Provided material
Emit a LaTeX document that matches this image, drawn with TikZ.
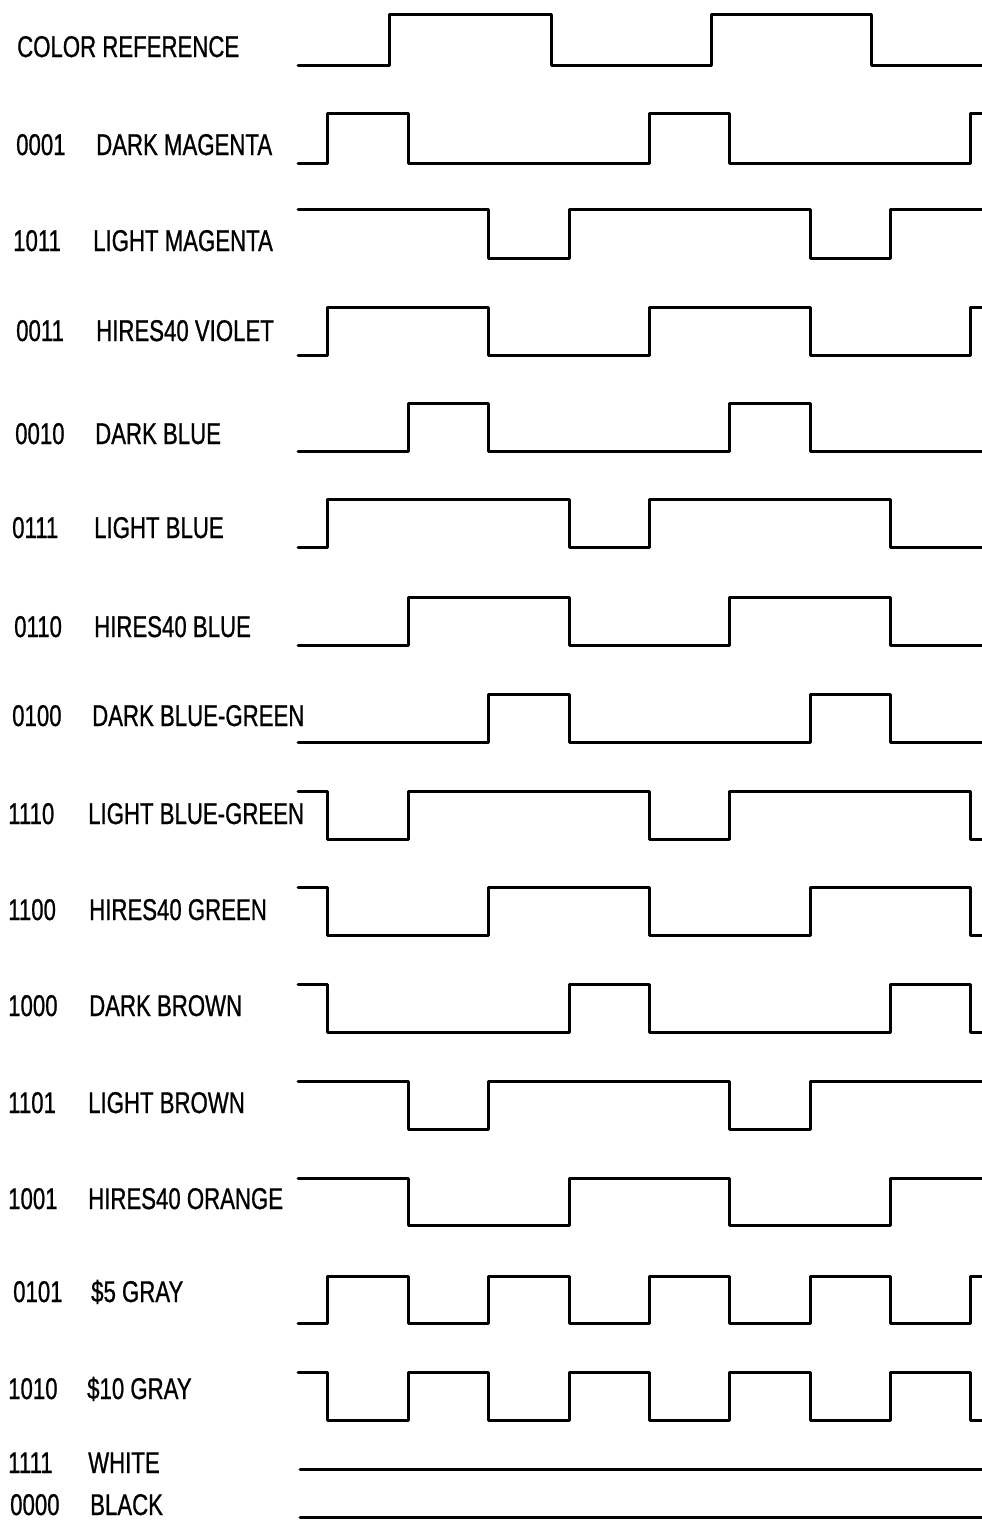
\documentclass[tikz,border=0pt]{standalone}
\usepackage{fontspec}
\setmainfont[FakeStretch=0.74,FakeBold=0.8]{Liberation Sans}
\begin{document}
\begin{tikzpicture}[x=1pt,y=-1pt,
  wave/.style={line width=3pt,line join=round,line cap=round},
  lbl/.style={anchor=base west,inner sep=0pt,font=\fontsize{30}{36}\selectfont}]
\useasboundingbox (0,0) rectangle (982,1520);
\def\ta{327.5}\def\tb{408}\def\tc{488}\def\td{569}\def\te{649}
\def\tf{729.5}\def\tg{810}\def\th{890}\def\ti{970.5}
\def\xs{298}\def\xe{982}
% labels
\node[lbl] (cref) at (17,57) {COLOR REFERENCE};
\node[lbl] (c2) at (16,155) {0001}; \node[lbl] (n2) at (96,155) {DARK MAGENTA};
\node[lbl] (c3) at (13,251) {1011}; \node[lbl] (n3) at (93,251) {LIGHT MAGENTA};
\node[lbl] (c4) at (16,341) {0011}; \node[lbl] (n4) at (96,341) {HIRES40 VIOLET};
\node[lbl] (c5) at (15,444) {0010}; \node[lbl] (n5) at (95,444) {DARK BLUE};
\node[lbl] (c6) at (12,538) {0111}; \node[lbl] (n6) at (94,538) {LIGHT BLUE};
\node[lbl] (c7) at (14,637) {0110}; \node[lbl] (n7) at (94,637) {HIRES40 BLUE};
\node[lbl] (c8) at (12,726) {0100}; \node[lbl] (n8) at (92,726) {DARK BLUE-GREEN};
\node[lbl] (c9) at (8,824) {1110}; \node[lbl] (n9) at (88,824) {LIGHT BLUE-GREEN};
\node[lbl] (c10) at (8,920) {1100}; \node[lbl] (n10) at (89,920) {HIRES40 GREEN};
\node[lbl] (c11) at (8,1016) {1000}; \node[lbl] (n11) at (89,1016) {DARK BROWN};
\node[lbl] (c12) at (8,1113) {1101}; \node[lbl] (n12) at (88,1113) {LIGHT BROWN};
\node[lbl] (c13) at (8,1209) {1001}; \node[lbl] (n13) at (88,1209) {HIRES40 ORANGE};
\node[lbl] (c14) at (13,1302) {0101}; \node[lbl] (n14) at (91,1302) {\$5 GRAY};
\node[lbl] (c15) at (8,1399) {1010}; \node[lbl] (n15) at (87,1399) {\$10 GRAY};
\node[lbl] (c16) at (8,1473) {1111}; \node[lbl] (n16) at (88,1473) {WHITE};
\node[lbl] (c17) at (10,1515) {0000}; \node[lbl] (n17) at (90,1515) {BLACK};
% waveforms
\draw[wave] (\xs,66) -| (389,15) -| (551,66) -| (711,15) -| (871,66) -- (\xe,66);
\draw[wave] (\xs,163) -| (\ta,113) -| (\tb,163) -| (\te,113) -| (\tf,163) -| (\ti,113) -- (\xe,113);
\draw[wave] (\xs,209) -| (\tc,258) -| (\td,209) -| (\tg,258) -| (\th,209) -- (\xe,209);
\draw[wave] (\xs,355) -| (\ta,307) -| (\tc,355) -| (\te,307) -| (\tg,355) -| (\ti,307) -- (\xe,307);
\draw[wave] (\xs,451) -| (\tb,403) -| (\tc,451) -| (\tf,403) -| (\tg,451) -- (\xe,451);
\draw[wave] (\xs,547) -| (\ta,499) -| (\td,547) -| (\te,499) -| (\th,547) -- (\xe,547);
\draw[wave] (\xs,645) -| (\tb,597) -| (\td,645) -| (\tf,597) -| (\th,645) -- (\xe,645);
\draw[wave] (\xs,742) -| (\tc,694) -| (\td,742) -| (\tg,694) -| (\th,742) -- (\xe,742);
\draw[wave] (\xs,791) -| (\ta,839) -| (\tb,791) -| (\te,839) -| (\tf,791) -| (\ti,839) -- (\xe,839);
\draw[wave] (\xs,887) -| (\ta,935) -| (\tc,887) -| (\te,935) -| (\tg,887) -| (\ti,935) -- (\xe,935);
\draw[wave] (\xs,984) -| (\ta,1032) -| (\td,984) -| (\te,1032) -| (\th,984) -| (\ti,1032) -- (\xe,1032);
\draw[wave] (\xs,1081) -| (\tb,1129) -| (\tc,1081) -| (\tf,1129) -| (\tg,1081) -- (\xe,1081);
\draw[wave] (\xs,1178) -| (\tb,1225) -| (\td,1178) -| (\tf,1225) -| (\th,1178) -- (\xe,1178);
\draw[wave] (\xs,1323) -| (\ta,1276) -| (\tb,1323) -| (\tc,1276) -| (\td,1323) -| (\te,1276) -| (\tf,1323) -| (\tg,1276) -| (\th,1323) -| (\ti,1276) -- (\xe,1276);
\draw[wave] (\xs,1372) -| (\ta,1420) -| (\tb,1372) -| (\tc,1420) -| (\td,1372) -| (\te,1420) -| (\tf,1372) -| (\tg,1420) -| (\th,1372) -| (\ti,1420) -- (\xe,1420);
\draw[wave] (300,1469) -- (\xe,1469);
\draw[wave] (300,1517) -- (\xe,1517);
\end{tikzpicture}
\end{document}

Task description
Write the listing above out again exactly, dropping each image.

Solution for this exercise
Emit a LaTeX document that matches this image, drawn with TikZ.
\documentclass[tikz,border=0pt]{standalone}
\usepackage{fontspec}
\setmainfont[FakeStretch=0.74,FakeBold=0.8]{Liberation Sans}
\begin{document}
\begin{tikzpicture}[x=1pt,y=-1pt,
  wave/.style={line width=3pt,line join=round,line cap=round},
  lbl/.style={anchor=base west,inner sep=0pt,font=\fontsize{30}{36}\selectfont}]
\useasboundingbox (0,0) rectangle (982,1520);
\def\ta{327.5}\def\tb{408}\def\tc{488}\def\td{569}\def\te{649}
\def\tf{729.5}\def\tg{810}\def\th{890}\def\ti{970.5}
\def\xs{298}\def\xe{982}
% labels
\node[lbl] (cref) at (17,57) {COLOR REFERENCE};
\node[lbl] (c2) at (16,155) {0001}; \node[lbl] (n2) at (96,155) {DARK MAGENTA};
\node[lbl] (c3) at (13,251) {1011}; \node[lbl] (n3) at (93,251) {LIGHT MAGENTA};
\node[lbl] (c4) at (16,341) {0011}; \node[lbl] (n4) at (96,341) {HIRES40 VIOLET};
\node[lbl] (c5) at (15,444) {0010}; \node[lbl] (n5) at (95,444) {DARK BLUE};
\node[lbl] (c6) at (12,538) {0111}; \node[lbl] (n6) at (94,538) {LIGHT BLUE};
\node[lbl] (c7) at (14,637) {0110}; \node[lbl] (n7) at (94,637) {HIRES40 BLUE};
\node[lbl] (c8) at (12,726) {0100}; \node[lbl] (n8) at (92,726) {DARK BLUE-GREEN};
\node[lbl] (c9) at (8,824) {1110}; \node[lbl] (n9) at (88,824) {LIGHT BLUE-GREEN};
\node[lbl] (c10) at (8,920) {1100}; \node[lbl] (n10) at (89,920) {HIRES40 GREEN};
\node[lbl] (c11) at (8,1016) {1000}; \node[lbl] (n11) at (89,1016) {DARK BROWN};
\node[lbl] (c12) at (8,1113) {1101}; \node[lbl] (n12) at (88,1113) {LIGHT BROWN};
\node[lbl] (c13) at (8,1209) {1001}; \node[lbl] (n13) at (88,1209) {HIRES40 ORANGE};
\node[lbl] (c14) at (13,1302) {0101}; \node[lbl] (n14) at (91,1302) {\$5 GRAY};
\node[lbl] (c15) at (8,1399) {1010}; \node[lbl] (n15) at (87,1399) {\$10 GRAY};
\node[lbl] (c16) at (8,1473) {1111}; \node[lbl] (n16) at (88,1473) {WHITE};
\node[lbl] (c17) at (10,1515) {0000}; \node[lbl] (n17) at (90,1515) {BLACK};
% waveforms
\draw[wave] (\xs,66) -| (389,15) -| (551,66) -| (711,15) -| (871,66) -- (\xe,66);
\draw[wave] (\xs,163) -| (\ta,113) -| (\tb,163) -| (\te,113) -| (\tf,163) -| (\ti,113) -- (\xe,113);
\draw[wave] (\xs,209) -| (\tc,258) -| (\td,209) -| (\tg,258) -| (\th,209) -- (\xe,209);
\draw[wave] (\xs,355) -| (\ta,307) -| (\tc,355) -| (\te,307) -| (\tg,355) -| (\ti,307) -- (\xe,307);
\draw[wave] (\xs,451) -| (\tb,403) -| (\tc,451) -| (\tf,403) -| (\tg,451) -- (\xe,451);
\draw[wave] (\xs,547) -| (\ta,499) -| (\td,547) -| (\te,499) -| (\th,547) -- (\xe,547);
\draw[wave] (\xs,645) -| (\tb,597) -| (\td,645) -| (\tf,597) -| (\th,645) -- (\xe,645);
\draw[wave] (\xs,742) -| (\tc,694) -| (\td,742) -| (\tg,694) -| (\th,742) -- (\xe,742);
\draw[wave] (\xs,791) -| (\ta,839) -| (\tb,791) -| (\te,839) -| (\tf,791) -| (\ti,839) -- (\xe,839);
\draw[wave] (\xs,887) -| (\ta,935) -| (\tc,887) -| (\te,935) -| (\tg,887) -| (\ti,935) -- (\xe,935);
\draw[wave] (\xs,984) -| (\ta,1032) -| (\td,984) -| (\te,1032) -| (\th,984) -| (\ti,1032) -- (\xe,1032);
\draw[wave] (\xs,1081) -| (\tb,1129) -| (\tc,1081) -| (\tf,1129) -| (\tg,1081) -- (\xe,1081);
\draw[wave] (\xs,1178) -| (\tb,1225) -| (\td,1178) -| (\tf,1225) -| (\th,1178) -- (\xe,1178);
\draw[wave] (\xs,1323) -| (\ta,1276) -| (\tb,1323) -| (\tc,1276) -| (\td,1323) -| (\te,1276) -| (\tf,1323) -| (\tg,1276) -| (\th,1323) -| (\ti,1276) -- (\xe,1276);
\draw[wave] (\xs,1372) -| (\ta,1420) -| (\tb,1372) -| (\tc,1420) -| (\td,1372) -| (\te,1420) -| (\tf,1372) -| (\tg,1420) -| (\th,1372) -| (\ti,1420) -- (\xe,1420);
\draw[wave] (300,1469) -- (\xe,1469);
\draw[wave] (300,1517) -- (\xe,1517);
\end{tikzpicture}
\end{document}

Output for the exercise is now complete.